I’d rather see the “ugly” numbers and investigate than filter them out and miss the opportunity.
A Quick Thank You
We’re about to hit 18,000 subscribers.
The page is off to an incredible start to the year, and I can’t thank you enough for the support.
We’ve also seen a surge in paid subscribers - nearly 50 new members in the last couple of weeks alone.
This kind of growth encourages me to keep producing free, valuable content like this screener.
Also, if you found this post useful, I’d genuinely really appreciate a like or restack. It helps the page more than you know and makes content like this possible.
My 10 Favourites From the List
111 stocks is a lot to sift through.
So I’ve pulled out 10 names that caught my eye - businesses I either have direct experience researching or I find interesting.

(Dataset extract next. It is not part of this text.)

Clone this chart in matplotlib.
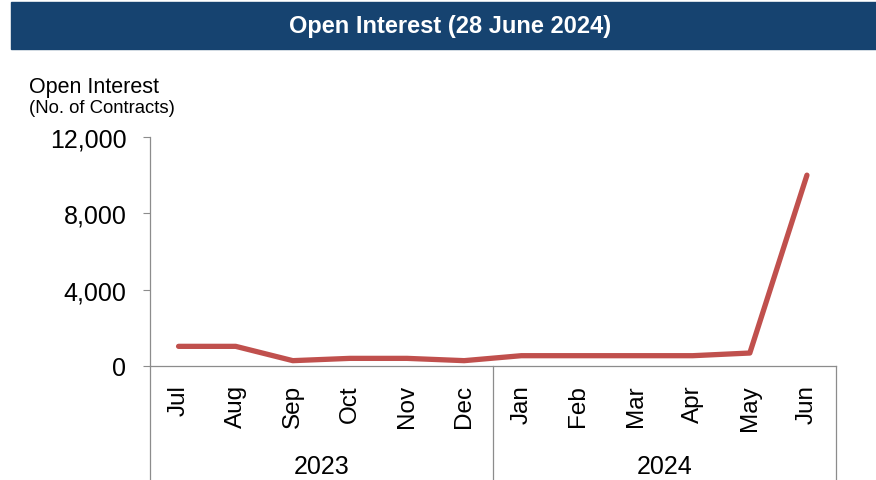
import matplotlib.pyplot as plt
from matplotlib.patches import Rectangle

months = ["Jul", "Aug", "Sep", "Oct", "Nov", "Dec",
          "Jan", "Feb", "Mar", "Apr", "May", "Jun"]
years = ["2023", "2024"]
year_spans = [(0, 5), (6, 11)]
open_interest = [1030, 1030, 280, 400, 400, 280, 540, 540, 540, 540, 680, 10000]
yticks = [0, 4000, 8000, 12000]

plt.rcParams["font.family"] = ["Liberation Sans", "DejaVu Sans"]
grey = "#8c8c8c"

fig = plt.figure(figsize=(8.76, 4.81), dpi=100)

# title banner
fig.patches.append(Rectangle((11 / 876, 1 - 50 / 481), 1, 47 / 481,
                             transform=fig.transFigure, color="#164370", zorder=0))
fig.text(450 / 876, 1 - 26 / 481, "Open Interest (28 June 2024)", color="white",
         fontsize=17, fontweight="bold", ha="center", va="center")

ax = fig.add_axes([150 / 876, 1 - 367 / 481, (835.5 - 150) / 876, 229 / 481])
x = list(range(len(months)))
ax.plot(x, open_interest, color="#C0504D", lw=3.8, solid_capstyle="round")

ax.set_xlim(-0.5, len(months) - 0.5)
ax.set_ylim(0, 12000)
ax.set_yticks(yticks)
ax.set_yticklabels([f"{v:,}" for v in yticks], fontsize=18)
ax.set_xticks(x)
ax.set_xticklabels(months, rotation=90, fontsize=17.5)
ax.tick_params(axis="x", length=0, pad=13)
ax.tick_params(axis="y", length=5, width=0.8, color=grey, pad=12)

for s in ["top", "right"]:
    ax.spines[s].set_visible(False)
for s in ["left", "bottom"]:
    ax.spines[s].set_color(grey)
    ax.spines[s].set_linewidth(0.9)

# category group boxes
trans = ax.get_xaxis_transform()
for xb in [-0.5, 5.5, 11.5]:
    ax.plot([xb, xb], [0, -0.6], color=grey, lw=0.9, transform=trans, clip_on=False)
for (a, b), yr in zip(year_spans, years):
    ax.text((a + b) / 2, -0.437, yr, fontsize=18, ha="center", va="center",
            transform=trans)

fig.text(29 / 876, 1 - 87 / 481, "Open Interest", fontsize=15.5, ha="left", va="center")
fig.text(29 / 876, 1 - 109 / 481, "(No. of Contracts)", fontsize=13.3, ha="left", va="center")

fig.savefig("out.png", dpi=100)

Some of these I’ve written about before. Others are fresh ideas worth watching.
Here’s the breakdown:
1. Innovative Aerosystems (ISSC)
A small aerospace manufacturer designing flight management systems, cockpit displays, and autothrottles for both retrofit and OEM applications. What interests me here is the setup: new management has built out the infrastructure (Exon facility complete, ERP system in place) and demonstrated an ability to execute value-add M&A on orphaned aerospace assets - exactly the kind of overlooked, complex deals larger players ignore. They've guided to $250M revenue and ~$70M EBITDA by 2029, which implies significant growth from here. The near-term is noisy - military contract timing creates quarter-to-quarter lumpiness - but the medium-term drivers look compelling: expanding sales team building an organic pipeline, new cockpit automation platforms in development, and continued M&A optionality. In my view, this is a bet on management's ability to consolidate a fragmented corner of aerospace at attractive multiples. Company is quite high up my research pipeline.